A Python implementation of the ID3 decision tree algorithm, created for IKI20430I Database 2 2015/2016 course, Fasilkom UI.
Group Member(s):
- Irsyad Nabil – 1406546134
- Meta Andrini Utari – 1406546153
The code that generates the decision tree is comprised of 2 main classes: Dataset and Node. The Dataset class largely concerns itself with handling and presenting input data, whereas the Node class is used to generate the representation of the decision tree.
The methods contained in this part of the Dataset class are related to the algorithm that generates an ID3 Decision Tree given a training set.
populate_data()
Populates the dataset with the given pre-processed list of lines read from the .txt file. Each tuple is stored as a namedtuple.
entropy()
Calculates the entropy of an attribute r, or attributes r and s, with r acting as the target attribute and s as the splitting attribute. Entropy is required to measure the homogeneity of the training set, as well as its information gain. A training set where the values are similar or identical (i.e. homogeneous) has an entropy of 0. On the other hand, a training set where the values are different and equally distributed (i.e. non-homogeneous) has an entropy of 1.

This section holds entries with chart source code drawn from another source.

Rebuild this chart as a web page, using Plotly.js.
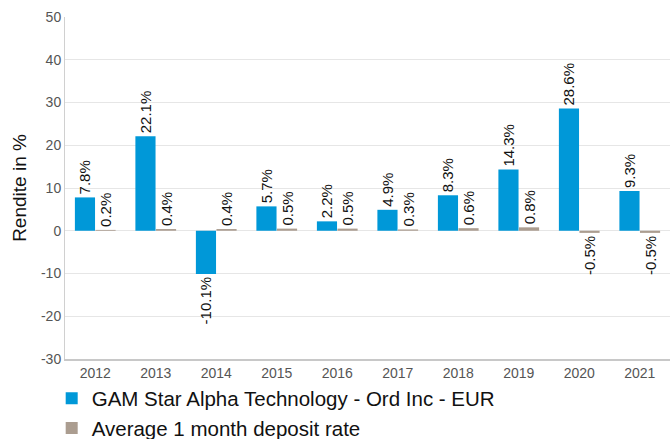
<!DOCTYPE html>
<html><head><meta charset="utf-8">
<script src="https://cdn.plot.ly/plotly-3.0.1.min.js"></script>
<style>body{margin:0;padding:0;background:#fff}#chart{width:672px;height:439px}</style>
</head><body><div id="chart"></div>
<script>
var years = ["2012","2013","2014","2015","2016","2017","2018","2019","2020","2021"];
var fundReturns = [7.8, 22.1, -10.1, 5.7, 2.2, 4.9, 8.3, 14.3, 28.6, 9.3];
var depositRates = [0.2, 0.4, 0.4, 0.5, 0.5, 0.3, 0.6, 0.8, -0.5, -0.5];
var fundName = "GAM Star Alpha Technology - Ord Inc - EUR";
var depositName = "Average 1 month deposit rate";
var yTickVals = [-30, -20, -10, 0, 10, 20, 30, 40, 50];
var yTickText = ["-30", "-20", "-10", "0", "10", "20", "30", "40", "50"];

function pct(v){ return v.toFixed(1) + "%"; }

var font = "Liberation Sans, Arial, sans-serif";
var traces = [
  {type:"bar", name:fundName, x:years, y:fundReturns, text:fundReturns.map(pct),
   textposition:"outside", textangle:-90, constraintext:"none", cliponaxis:false,
   textfont:{family:font, size:15, color:"#111"},
   marker:{color:"#0098d8"}, hoverinfo:"x+y"},
  {type:"bar", name:depositName, x:years, y:depositRates, text:depositRates.map(pct),
   textposition:"outside", textangle:-90, constraintext:"none", cliponaxis:false,
   textfont:{family:font, size:15, color:"#111"},
   marker:{color:"#ab9d90"}, hoverinfo:"x+y"}
];
var layout = {
  width:672, height:439,
  margin:{l:65, r:2, t:17, b:80, autoexpand:false},
  paper_bgcolor:"#fff", plot_bgcolor:"#fff",
  font:{family:font, size:14, color:"#555"},
  barmode:"group", bargap:0.32, bargroupgap:0.02,
  showlegend:true,
  legend:{orientation:"v", x:-0.022, xanchor:"left", y:-0.057, yanchor:"top",
          font:{family:font, size:20.5, color:"#111"}, tracegroupgap:0, itemwidth:30},
  xaxis:{type:"category", showline:true, linecolor:"#c8c8c8", linewidth:2, tickangle:0,
         ticks:"", tickfont:{family:font, size:14, color:"#555"}, showgrid:false},
  yaxis:{range:[-30,50], tickmode:"array", tickvals:yTickVals, ticktext:yTickText,
         showgrid:true, gridcolor:"#e6e6e6",
         zeroline:true, zerolinecolor:"#e6e6e6", zerolinewidth:1,
         showline:true, linecolor:"#d0d0d0", linewidth:1, ticks:"",
         tickfont:{family:font, size:14, color:"#555"},
         title:{text:"Rendite in %", font:{family:font, size:19, color:"#111"}, standoff:9}}
};
Plotly.newPlot("chart", traces, layout, {displayModeBar:false, staticPlot:true});
</script></body></html>
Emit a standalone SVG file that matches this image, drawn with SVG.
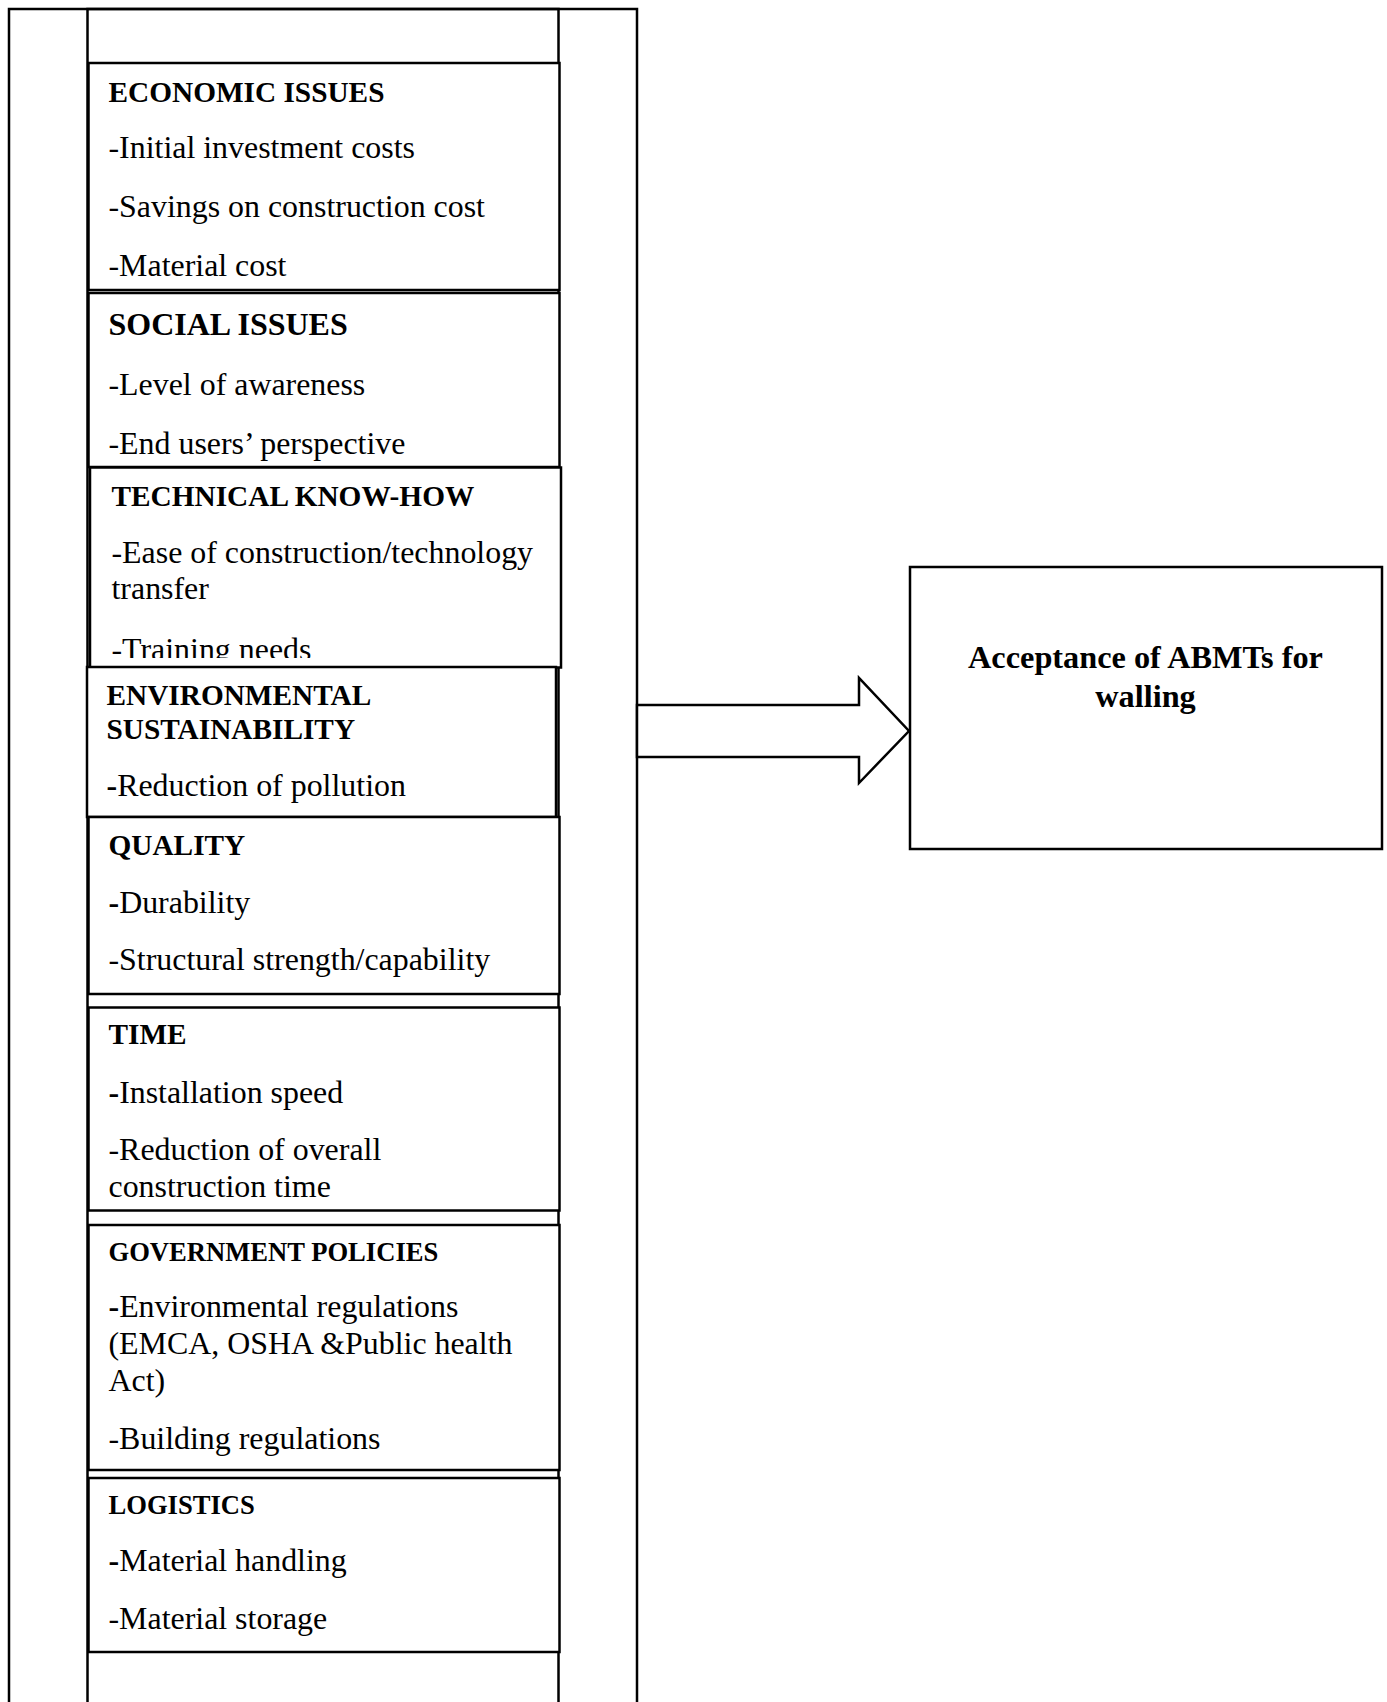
<svg xmlns="http://www.w3.org/2000/svg" width="1387" height="1702" viewBox="0 0 1387 1702">
<style>
.frame{fill:none;stroke:#000;stroke-width:2.5}
.box{fill:#fff;stroke:#000;stroke-width:2.5}
text{font-family:"Liberation Serif","Times New Roman",serif;fill:#000}
.h{font-weight:bold;font-size:29.3px}
.hs{font-weight:bold;font-size:26.6px}
.hl{font-weight:bold;font-size:32px}
.ha{font-weight:bold;font-size:32.3px}
.t{font-size:31.9px}
.b{font-weight:bold}
</style>
<defs>
<clipPath id="clipTech"><rect x="90" y="467" width="471" height="191"/></clipPath>
</defs>
<rect width="1387" height="1702" fill="#fff"/>
<g id="outer-frame">
<rect class="frame" x="9" y="9" width="628" height="1720"/>
<rect class="frame" x="87.5" y="9" width="471" height="1720"/>
</g>
<g id="economic">
<rect class="box" x="88.5" y="63" width="471" height="227"/>
<text class="h" x="108.5" y="102">ECONOMIC ISSUES</text>
<text class="t" x="108.5" y="158">-Initial investment costs</text>
<text class="t" x="108.5" y="217">-Savings on construction cost</text>
<text class="t" x="108.5" y="276">-Material cost</text>
</g>
<g id="social">
<rect class="box" x="88.5" y="293" width="471" height="174"/>
<text class="hl" x="108.5" y="334.5">SOCIAL ISSUES</text>
<text class="t" x="108.5" y="395">-Level of awareness</text>
<text class="t" x="108.5" y="454">-End users’ perspective</text>
</g>
<g id="technical">
<rect class="box" x="90" y="467.5" width="471" height="200"/>
<text class="h" x="111.5" y="506">TECHNICAL KNOW-HOW</text>
<text class="t" x="111.5" y="563">-Ease of construction/technology</text>
<text class="t" x="111.5" y="599">transfer</text>
<text class="t" x="111.5" y="660" clip-path="url(#clipTech)">-Training needs</text>
</g>
<g id="environmental">
<rect class="box" x="87" y="667" width="469" height="150"/>
<text class="h" x="106.5" y="705">ENVIRONMENTAL</text>
<text class="h" x="106.5" y="739">SUSTAINABILITY</text>
<text class="t" x="106.5" y="796"><tspan class="b">-</tspan>Reduction of pollution</text>
</g>
<g id="quality">
<rect class="box" x="88.5" y="817" width="471" height="177"/>
<text class="h" x="108.5" y="855">QUALITY</text>
<text class="t" x="108.5" y="913"><tspan class="b">-</tspan>Durability</text>
<text class="t" x="108.5" y="970">-Structural strength/capability</text>
</g>
<g id="time">
<rect class="box" x="88.5" y="1007.5" width="471" height="203"/>
<text class="h" x="108.5" y="1044">TIME</text>
<text class="t" x="108.5" y="1102.5"><tspan class="b">-</tspan>Installation speed</text>
<text class="t" x="108.5" y="1159.5">-Reduction of overall</text>
<text class="t" x="108.5" y="1196.5">construction time</text>
</g>
<g id="government">
<rect class="box" x="88.5" y="1225" width="471" height="245"/>
<text class="hs" x="108.5" y="1260.5">GOVERNMENT POLICIES</text>
<text class="t" x="108.5" y="1316.5"><tspan class="b">-</tspan>Environmental regulations</text>
<text class="t" x="108.5" y="1354">(EMCA, OSHA &amp;Public health</text>
<text class="t" x="108.5" y="1391">Act)</text>
<text class="t" x="108.5" y="1449">-Building regulations</text>
</g>
<g id="logistics">
<rect class="box" x="88.5" y="1478" width="471" height="174"/>
<text class="hs" x="108.5" y="1513.5">LOGISTICS</text>
<text class="t" x="108.5" y="1571"><tspan class="b">-</tspan>Material handling</text>
<text class="t" x="108.5" y="1629">-Material storage</text>
</g>
<g id="acceptance">
<rect class="box" x="910" y="567" width="472" height="282"/>
<text class="ha" x="1145.5" y="668" text-anchor="middle">Acceptance of ABMTs for</text>
<text class="ha" x="1145.5" y="707" text-anchor="middle">walling</text>
</g>
<g id="connectors">
<path class="box" d="M637,705 H859 V678 L909,731 L859,783 V757 H637 Z"/>
</g>
</svg>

The formulae to calculate entropy, both with or without a splitting attribute, are derived from online sources.
information_gain()
Calculates the information gain (decrease in entropy) after splitting target attribute r with splitting attribute s. The information gain can be calculated by subtracting entropy(r, s) from entropy(r).
_id3()
Recursively constructs a decision tree given a target attribute, a list of predicting attributes, and an example dataset. Returns a tree of Node objects. The root node is determined by the attribute with the largest information gain. Once the root node is initialized, it would spawn child nodes for each unique value associated with the root node attribute. The code runs recursively that way until the leaf nodes are reached, after which it returns a single node in which the label for the value is either a ‘yes’ or a ‘no’.
build_tree()
Returns an ID3 Decision Tree based on a given data according to the attributes and target attributes.
The methods contained in this part of the Dataset class are related to the algorithm that determines how much accuracy can be expected from the generated decision tree given a training set.
derive_ruleset()
Derives a rule set from the generated decision tree, where each rule is defined by the path it takes from the root node to a leaf node.
eval_condition()
Evaluates a condition based on a list of tuples of attribute-value pairs that define a condition derived from a ruleset.
print_ruleset()
Prints every rule in the rule set in a more human-readable format.
accuracy()
Calculates the training set accuracy by calculating the ratio of all the correct predictions made from each rule versus the total of all predictions made on the training set.
paths()
Computes every possible unique paths from the root node to a leaf node. Used to derive a ruleset from a decision tree.
Provides the representation of a decision tree node. Basic functionalities such as node type, arbitrary value, and number of children are included.
The program can be run on the bash terminal by simply typing in python id3.py [.txt file of input data]. For example, python id3.py data_titanic.txt. On Mac’s Terminal, python should be substituted for python3.